# start of Provided entries

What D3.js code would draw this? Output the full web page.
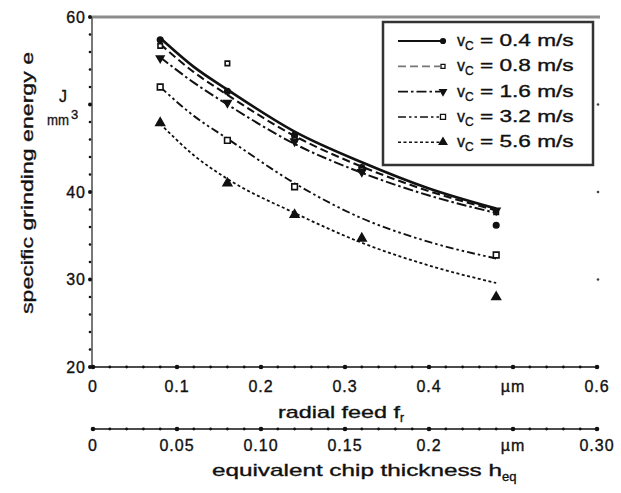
<!DOCTYPE html>
<html><head><meta charset="utf-8">
<script src="https://cdn.jsdelivr.net/npm/d3@7"></script>
<style>
body{margin:0;background:#fff}
text{font-family:"Liberation Sans",Arial,sans-serif;fill:#111;stroke:#111;stroke-width:0.35px}
</style></head>
<body><svg id="c" width="621" height="493"></svg>
<script>
// ---- data ----
const seriesNames = ["0.4", "0.8", "1.6", "3.2", "5.6"];
const pointFeed = [0.08, 0.16, 0.24, 0.32, 0.48];
const points04 = [57.4, 51.5, 46.5, 42.8, 36.2];
const points08 = [56.7, 54.7, 46.0, 42.5, 37.7];
const points16 = [55.3, 50.2, 45.8, 42.3, 37.9];
const points32 = [52.0, 45.9, 40.6, null, 32.8];
const points56 = [47.9, 41.0, 37.4, 34.7, 28.0];
const curveFeed = [0.08, 0.12, 0.16, 0.24, 0.32, 0.40, 0.48];
const curve04 = [57.6, 54.3, 51.7, 46.9, 43.4, 40.4, 38.1];
const curve08 = [56.9, 53.7, 51.1, 46.4, 42.9, 40.1, 37.9];
const curve16 = [55.4, 52.5, 50.0, 45.5, 42.2, 39.6, 37.6];
const curve32 = [52.0, 48.7, 46.1, 41.0, 37.0, 34.3, 32.4];
const curve56 = [47.8, 44.2, 41.5, 37.6, 34.2, 31.6, 29.6];
const yTickValues = [20, 30, 40, 50, 60];
const yTickLabels = ["20", "30", "40", "", "60"];
const xTickValues = [0, 0.1, 0.2, 0.3, 0.4, 0.5, 0.6];
const xTickLabels = ["0", "0.1", "0.2", "0.3", "0.4", "\u00b5m", "0.6"];
const hTickValues = [0, 0.05, 0.10, 0.15, 0.20, 0.25, 0.30];
const hTickLabels = ["0", "0.05", "0.10", "0.15", "0.2", "\u00b5m", "0.30"];

// ---- layout / style ----
const svg = d3.select("#c");
const x = d3.scaleLinear().domain([0, 0.6]).range([93, 597]);
const h = d3.scaleLinear().domain([0, 0.3]).range([93, 597]);
const y = d3.scaleLinear().domain([20, 60]).range([367, 17]);

const styles = [
  {dash: null, w: 2.6, sym: d3.symbolCircle, size: 24, fill: "#111", rot: 0},
  {dash: "8,4", w: 2.1, sym: d3.symbolSquare, size: 20, fill: "#fff", rot: 0},
  {dash: "10,3,2.5,3", w: 2, sym: d3.symbolTriangle, size: 24, fill: "#111", rot: 180},
  {dash: "8,3,2.5,3,2.5,3", w: 1.9, sym: d3.symbolSquare, size: 32, fill: "#fff", rot: 0},
  {dash: "3,2.5", w: 1.8, sym: d3.symbolTriangle, size: 32, fill: "#111", rot: 0}
];
const allPoints = [points04, points08, points16, points32, points56];
const allCurves = [curve04, curve08, curve16, curve32, curve56];

// top gray frame line
svg.append("line").attr("x1", 92).attr("x2", 600).attr("y1", y(60)).attr("y2", y(60))
  .attr("stroke", "#8c8c8c").attr("stroke-width", 3);

// left y axis
svg.append("line").attr("x1", 92).attr("x2", 92).attr("y1", y(60)).attr("y2", y(20))
  .attr("stroke", "#777").attr("stroke-width", 2);
d3.range(20, 60.1, 2).forEach(v => {
  const major = v % 10 === 0;
  svg.append("circle").attr("cx", 90).attr("cy", y(v)).attr("r", major ? 2 : 1.3).attr("fill", "#111");
});
svg.append("g").selectAll("text").data(yTickValues).join("text")
  .attr("x", 86).attr("y", d => y(d)).attr("dy", "0.36em").attr("text-anchor", "end")
  .attr("font-size", 16).attr("letter-spacing", 1)
  .text((d, i) => yTickLabels[i]);
// right side faint tick dots
[30, 40, 50].forEach(v => svg.append("circle").attr("cx", 598).attr("cy", y(v)).attr("r", 1.3).attr("fill", "#444"));

// unit J/mm3
svg.append("text").attr("x", 63).attr("y", 102).attr("text-anchor", "middle").attr("font-size", 16).text("J");
svg.append("text").attr("x", 47).attr("y", 125).attr("font-size", 15).attr("textLength", 22).attr("lengthAdjust", "spacingAndGlyphs").text("mm");
svg.append("text").attr("x", 71).attr("y", 119).attr("font-size", 13).text("3");

// y title
svg.append("text").attr("transform", "translate(33,183) rotate(-90)").attr("text-anchor", "middle")
  .attr("font-size", 17).attr("textLength", 262).attr("lengthAdjust", "spacingAndGlyphs")
  .text("specific grinding energy e");

// dotted axes
function dotAxis(yPos, scale, minorStep, majorStep, max) {
  svg.append("line").attr("x1", scale(0)).attr("x2", scale(max)).attr("y1", yPos).attr("y2", yPos)
    .attr("stroke", "#111").attr("stroke-width", 1.6);
  const n = Math.round(max / minorStep);
  d3.range(0, n + 1).forEach(i => {
    const v = i * minorStep;
    const major = Math.abs(v / majorStep - Math.round(v / majorStep)) < 1e-6;
    svg.append("circle").attr("cx", scale(v)).attr("cy", yPos).attr("r", major ? 2.3 : 1.4).attr("fill", "#111");
  });
}
dotAxis(y(20), x, 0.02, 0.1, 0.6);
svg.append("g").selectAll("text").data(xTickValues).join("text")
  .attr("x", d => x(d)).attr("y", 392).attr("text-anchor", "middle")
  .attr("font-size", 16).attr("letter-spacing", 1)
  .text((d, i) => xTickLabels[i]);
const t1 = svg.append("text").attr("x", 278).attr("y", 418).attr("font-size", 17);
t1.append("tspan").attr("textLength", 122).attr("lengthAdjust", "spacingAndGlyphs").text("radial feed f");
t1.append("tspan").attr("font-size", 12).attr("dy", 4).text("r");

dotAxis(429, h, 0.01, 0.05, 0.3);
svg.append("g").selectAll("text").data(hTickValues).join("text")
  .attr("x", d => h(d)).attr("y", 451).attr("text-anchor", "middle")
  .attr("font-size", 16).attr("letter-spacing", 1)
  .text((d, i) => hTickLabels[i]);
const t2 = svg.append("text").attr("x", 212).attr("y", 476).attr("font-size", 17);
t2.append("tspan").attr("textLength", 290).attr("lengthAdjust", "spacingAndGlyphs").text("equivalent chip thickness h");
t2.append("tspan").attr("font-size", 13).attr("dy", 5).text("eq");

// curves
const line = d3.line().x(d => x(d[0])).y(d => y(d[1])).curve(d3.curveMonotoneX);
allCurves.forEach((c, i) => {
  svg.append("path").attr("d", line(curveFeed.map((f, j) => [f, c[j]])))
    .attr("fill", "none").attr("stroke", "#111").attr("stroke-width", styles[i].w)
    .attr("stroke-dasharray", styles[i].dash);
});
// points
allPoints.forEach((p, i) => {
  const s = styles[i];
  pointFeed.forEach((f, j) => {
    if (p[j] == null) return;
    svg.append("path").attr("d", d3.symbol().type(s.sym).size(s.size)())
      .attr("transform", `translate(${x(f)},${y(p[j])}) rotate(${s.rot})`)
      .attr("fill", s.fill).attr("stroke", "#111").attr("stroke-width", 1.6);
  });
});

// legend
svg.append("rect").attr("x", 383).attr("y", 22).attr("width", 210).attr("height", 143)
  .attr("fill", "#fff").attr("stroke", "#333").attr("stroke-width", 2.5);
seriesNames.forEach((name, i) => {
  const s = styles[i];
  const cy = 41 + i * 25.3;
  svg.append("line").attr("x1", 398).attr("x2", 440).attr("y1", cy).attr("y2", cy)
    .attr("stroke", i === 1 ? "#777" : "#111").attr("stroke-width", s.w * 0.8).attr("stroke-dasharray", s.dash);
  svg.append("path").attr("d", d3.symbol().type(s.sym).size(s.size * 0.8)())
    .attr("transform", `translate(443,${cy}) rotate(${s.rot})`)
    .attr("fill", s.fill).attr("stroke", "#111").attr("stroke-width", 1.3);
  const t = svg.append("text").attr("x", 457).attr("y", cy + 5).attr("font-size", 16);
  t.append("tspan").text("v");
  t.append("tspan").attr("font-size", 12).attr("dy", 4).text("C");
  t.append("tspan").attr("dy", -4).attr("textLength", 100).attr("lengthAdjust", "spacingAndGlyphs").text(" = " + name + " m/s");
});
</script></body></html>
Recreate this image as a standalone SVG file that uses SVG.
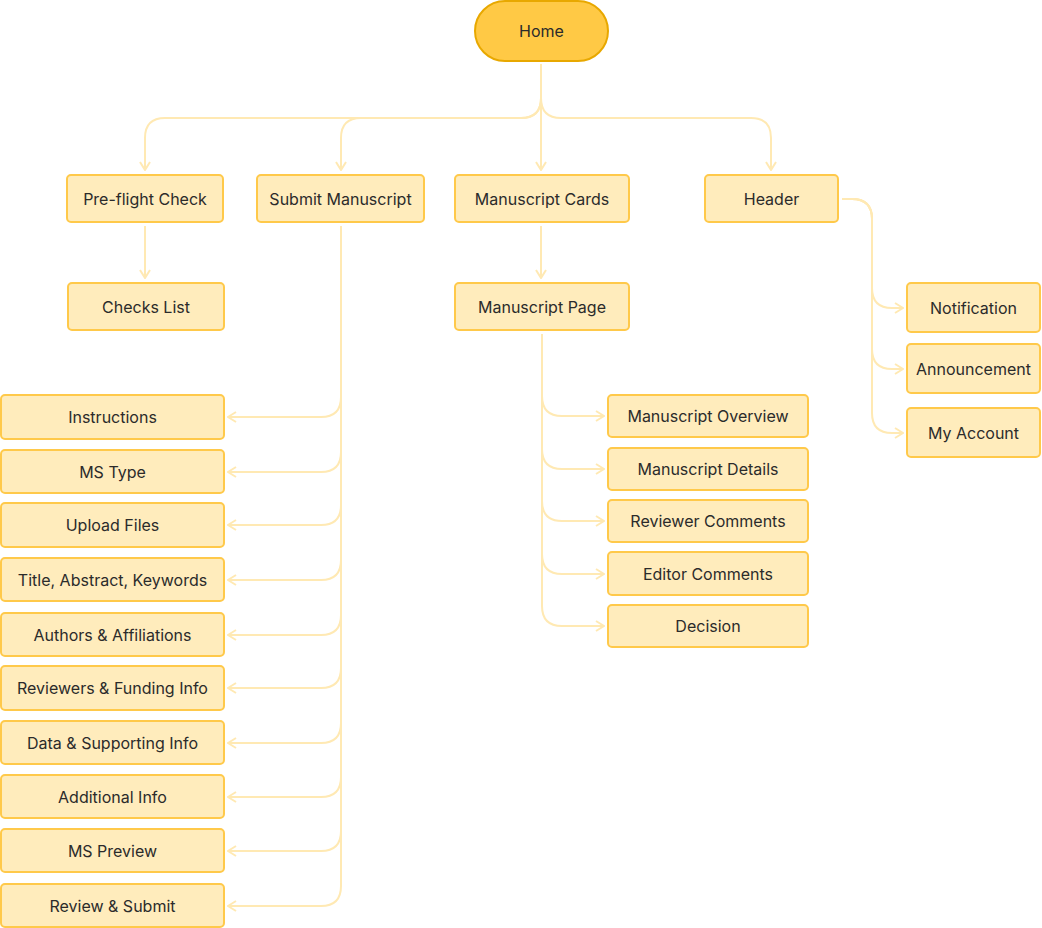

# end of Provided entries

> _Job_: Which lines include "this"? Copy each of them out.

> _Task solution_:
What D3.js code would draw this? Output the full web page.
Recreate this image as a standalone SVG file that uses SVG.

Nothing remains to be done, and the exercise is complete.